The Doral and Hialeah warehouse districts (northwest Miami-Dade) are the epicenter of Miami's practical storage market — large-format industrial facilities away from the immediate coast, with better flood zone profiles and more competitive pricing than waterfront neighborhoods. If you are storing a car in the Miami area for value rather than proximity, these are the areas to target.

For luxury and collector car owners, boutique facilities in the Brickell, Wynwood, and Coconut Grove areas offer concierge-level services: monthly washing, battery maintenance, tire rotation, and white-glove delivery to your residence. These run $400 to $700 or more per month but serve a genuine market in Miami's high-net-worth vehicle scene.

The coastal salt air threat in Miami is serious and underappreciated. Vehicles stored even in enclosed facilities within a mile of Biscayne Bay or the Atlantic Ocean are exposed to salt air every time the doors open. Look for facilities that advertise sealed environments or active filtration systems, and budget for more frequent protective detailing regardless of storage type.

Tampa and St. Petersburg: Growing Market, Bay Flood Risk

Tampa Bay is one of the fastest-growing metro areas in the US, and its car storage market reflects that growth. Tampa storage facilities serve a mix of permanent residents, military families from MacDill Air Force Base, and an increasing snowbird contingent drawn to the Gulf Coast's lower prices compared to Southwest Florida.

Pricing in the Tampa-St. Petersburg market:

  • Open outdoor lots: $50 - $100/month
  • Covered carport: $85 - $175/month
  • Standard indoor: $125 - $250/month
  • Climate-controlled indoor: $150 - $300/month
  • Premium indoor with amenities: $250 - $400/month

Tampa Bay itself creates a significant flood risk that is sometimes underestimated. The bay acts as a funnel during certain hurricane tracks, pushing storm surge water inland through Old Tampa Bay and Hillsborough Bay. During Hurricane Idalia (2023), storm surge in the Pinellas County coastal areas reached levels not seen in decades. Ground-floor storage within a mile or two of the bay's coastline carries meaningful hurricane flooding risk.

The best storage value in the Tampa market is typically found in the eastern suburbs — Brandon, Riverview, Valrico — or along the I-4 corridor, which offers lower real estate costs, better flood zone profiles, and easy highway access. MacDill AFB's presence creates consistent military storage demand; several facilities near the base cater specifically to service members with flexible lease terms to accommodate deployment schedules.

Orlando: Snowbird Hub, Theme Park Country, Inland Safety

Orlando occupies a unique position in Florida storage: it is far enough inland to be largely protected from hurricane storm surge, making it one of the safer storage locations in the state, while also serving as a major snowbird destination in its own right.

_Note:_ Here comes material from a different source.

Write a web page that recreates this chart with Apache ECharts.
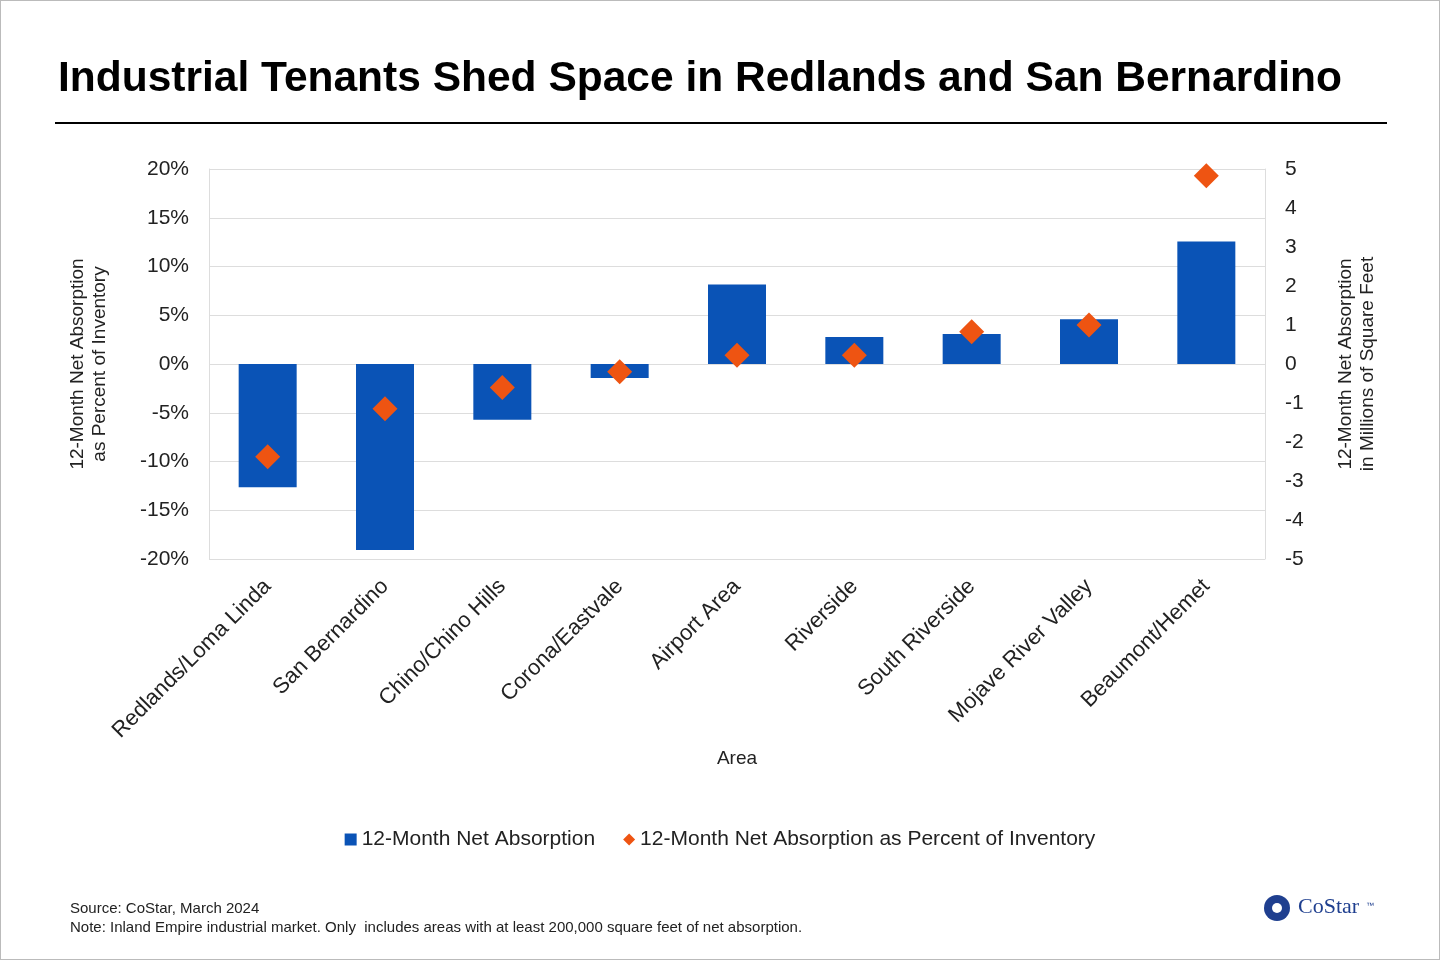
<!DOCTYPE html>
<html><head><meta charset="utf-8">
<script src="https://cdn.jsdelivr.net/npm/echarts@6/dist/echarts.min.js"></script>
<style>html,body{margin:0;padding:0;background:#fff}#main{width:1440px;height:960px;box-sizing:border-box;border:1px solid #bbb}</style>
</head><body><div id="main"></div>
<script>
var areas = ['Redlands/Loma Linda','San Bernardino','Chino/Chino Hills','Corona/Eastvale','Airport Area','Riverside','South Riverside','Mojave River Valley','Beaumont/Hemet'];
// millions of square feet
var absorption = [-3.16, -4.77, -1.43, -0.36, 2.04, 0.69, 0.77, 1.15, 3.14];
// percent of inventory
var pctInventory = [-9.5, -4.6, -2.4, -0.8, 0.9, 0.9, 3.3, 4.0, 19.3];

var chart = echarts.init(document.getElementById('main'));
var font = 'Arial, "Liberation Sans", sans-serif';
chart.setOption({
  textStyle: {fontFamily: font},
  title: {text: 'Industrial Tenants Shed Space in Redlands and San Bernardino', left: 52, top: 52,
    textStyle: {fontSize: 42.5, fontWeight: 'bold', color: '#000', fontFamily: font}},
  graphic: [
    {type: 'line', shape: {x1: 54, y1: 122, x2: 1386, y2: 122}, style: {stroke: '#000', lineWidth: 2}},
    {type: 'text', left: 69, top: 898, style: {text: 'Source: CoStar, March 2024\nNote: Inland Empire industrial market. Only  includes areas with at least 200,000 square feet of net absorption.', font: '15px ' + font, fill: '#222', lineHeight: 19}},
    {type: 'circle', shape: {cx: 1276, cy: 907, r: 13}, style: {fill: '#1f3f8f'}},
    {type: 'circle', shape: {cx: 1276, cy: 907, r: 5}, style: {fill: '#fff'}},
    {type: 'text', left: 1297, top: 895, style: {text: 'CoStar', font: '22px "Liberation Serif", serif', fill: '#1f3f8f'}},
    {type: 'text', left: 1365, top: 901, style: {text: '™', font: '8px ' + font, fill: '#1f3f8f'}}
  ],
  legend: {bottom: 104, itemGap: 28, itemWidth: 12, itemHeight: 12,
    textStyle: {fontSize: 21, color: '#222'},
    data: [{name: '12-Month Net Absorption', icon: 'rect'}, {name: '12-Month Net Absorption as Percent of Inventory', icon: 'diamond'}]},
  grid: {left: 208, right: 174, top: 168, bottom: 400},
  xAxis: {type: 'category', data: areas, name: 'Area', nameLocation: 'middle', nameGap: 190,
    nameTextStyle: {fontSize: 19, color: '#222'},
    axisLine: {show: false}, axisTick: {show: false},
    axisLabel: {rotate: 45, fontSize: 22, color: '#222', interval: 0, margin: 24}},
  yAxis: [
    {type: 'value', min: -20, max: 20, interval: 5, position: 'left',
      name: '12-Month Net Absorption\nas Percent of Inventory', nameLocation: 'middle', nameGap: 98, nameRotate: 90,
      nameTextStyle: {fontSize: 19, color: '#222', lineHeight: 22},
      axisLabel: {formatter: '{value}%', fontSize: 21, color: '#222', margin: 20},
      axisLine: {show: true, lineStyle: {color: '#ddd'}},
      splitLine: {lineStyle: {color: '#ddd'}}},
    {type: 'value', min: -5, max: 5, interval: 1, position: 'right',
      name: '12-Month Net Absorption\nin Millions of Square Feet', nameLocation: 'middle', nameGap: 70, nameRotate: 90,
      nameTextStyle: {fontSize: 19, color: '#222', lineHeight: 22},
      axisLabel: {fontSize: 21, color: '#222', margin: 20},
      axisLine: {show: true, lineStyle: {color: '#ddd'}},
      splitLine: {show: false}}
  ],
  series: [
    {name: '12-Month Net Absorption', type: 'bar', yAxisIndex: 1, data: absorption,
      barWidth: 58, itemStyle: {color: '#0a53b6'}},
    {name: '12-Month Net Absorption as Percent of Inventory', type: 'scatter', yAxisIndex: 0, data: pctInventory,
      symbol: 'diamond', symbolSize: [25, 25], itemStyle: {color: '#ee5412', opacity: 1}, z: 5}
  ]
});
</script></body></html>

The I-4 corridor connects Tampa to Daytona Beach, and the Orlando metro sits at its center.

Orlando storage facilities serve snowbirds wintering in Kissimmee, retirement communities in Celebration and Lake Nona, theme park workers who need long-term parking, and a growing population of tech and healthcare workers who simply need a second vehicle stored. The market is large and competitive, which keeps pricing moderate:

  • Open outdoor lots: $45 - $90/month
  • Covered carport: $75 - $160/month
  • Standard indoor: $110 - $225/month
  • Climate-controlled indoor: $130 - $250/month
  • Premium indoor: $200 - $350/month

One Orlando-specific consideration is the area's sandy, porous soil and retention ponds. While storm surge is not a risk 60 miles inland, heavy rainfall from tropical systems can still cause localized flooding. Facilities near retention ponds or in low-lying subdivisions can still experience flooding during intense rain events. Check flood zone maps even in inland Orlando, particularly for facilities in low-density areas west of the Florida Turnpike.

The theme park corridor (US-192, US-27, and the SR-528 area) has a high concentration of storage facilities that cater to tourists and seasonal workers rather than long-term vehicle storage. These are generally fine for short-term needs but may not offer the specialized features — battery tenders, climate management, humidity control — that snowbirds or collector car owners need.

Jacksonville: Florida's Most Affordable Major Market

Jacksonville is Florida's largest city by land area and its most affordable major storage market. The city's sprawling geography, large military presence (Naval Station Mayport, Naval Air Station Jacksonville, Camp Blanding nearby), and proximity to the Georgia border create a storage market that is demand-driven but not constrained by South Florida's real estate costs.

Jacksonville pricing:

  • Open outdoor lots: $40 - $80/month
  • Covered carport: $65 - $150/month
  • Standard indoor: $95 - $200/month
  • Climate-controlled indoor: $120 - $250/month
  • Premium indoor: $180 - $325/month

The military market is significant in Jacksonville. Service members deploying overseas for six to twelve months need reliable, affordable storage with flexible pickup and drop-off access. Several Jacksonville facilities have developed military-specific policies: no penalties for early termination with deployment orders, extended notice periods on rate increases, and remote access management for families handling the vehicle in the service member's absence.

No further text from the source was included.